Re:Human emotion? Heh. (Score:3, Insightful)
I'm calling out the people who actually committed those atrocities, not their descendants. And trust me, I'll be the first to call out the various atrocities committed by Germans too, all the way to the crusades.
Those who don't learn from history are doomed to repeat it. That's all I'm saying. Learn from your ancestors' mistakes, or you might live to repeat them, and sometimes in the name of the same rationalizations.
On the other hand, I see no point in blaming anyone for what their great-great-great-[...]-great-grandfather did, 600 years ago. People are responsible for their own mistakes and decisions -- including that to fall for a pretty rationalization -- but not for what someone else did, in a whole other time and place.

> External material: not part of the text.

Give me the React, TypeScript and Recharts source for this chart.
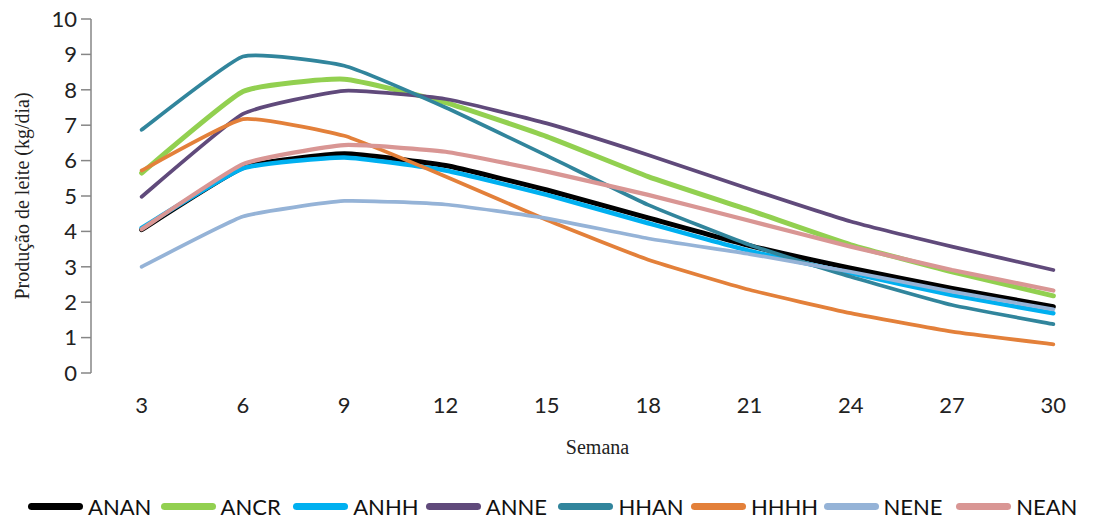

So, well, the same goes for your guilt trip attempt. Nice try, but I'm sure you can do better. I'll take responsibility for what _I_ have done, or even could have prevented, not for stuff that happened before I was even an embryo.
If nothing else, if we all started shutting up for fear of bringing up what our respective nation did at various points, there would be noone left to talk about history at all. Germany is pretty obvious, but everyone has their own atrocities in their nation's history. Italians in Ethiopia, the Americans against their own natives, China has a fine history of them going all the way to antiquity, Spain in America, Turkey has the legacy of what the Ottoman Empire did to the Armenians, etc. Heck, even the now so peaceful and sociable Scandinavians gave us the Viking invasions, and later... well, look up the Swedish Drink someday, but preferably not on a full stomach. The Czechs had the Hussite wars, and let's just say that the Hussites were interested more in inflicting revenge than conquest or anything else, and quickly gained a reputation of arsonists and murderers. And so on.
So, heh, by all means, bring it all out. Learn thy history, or it might bite you or your children in the arse. Hard.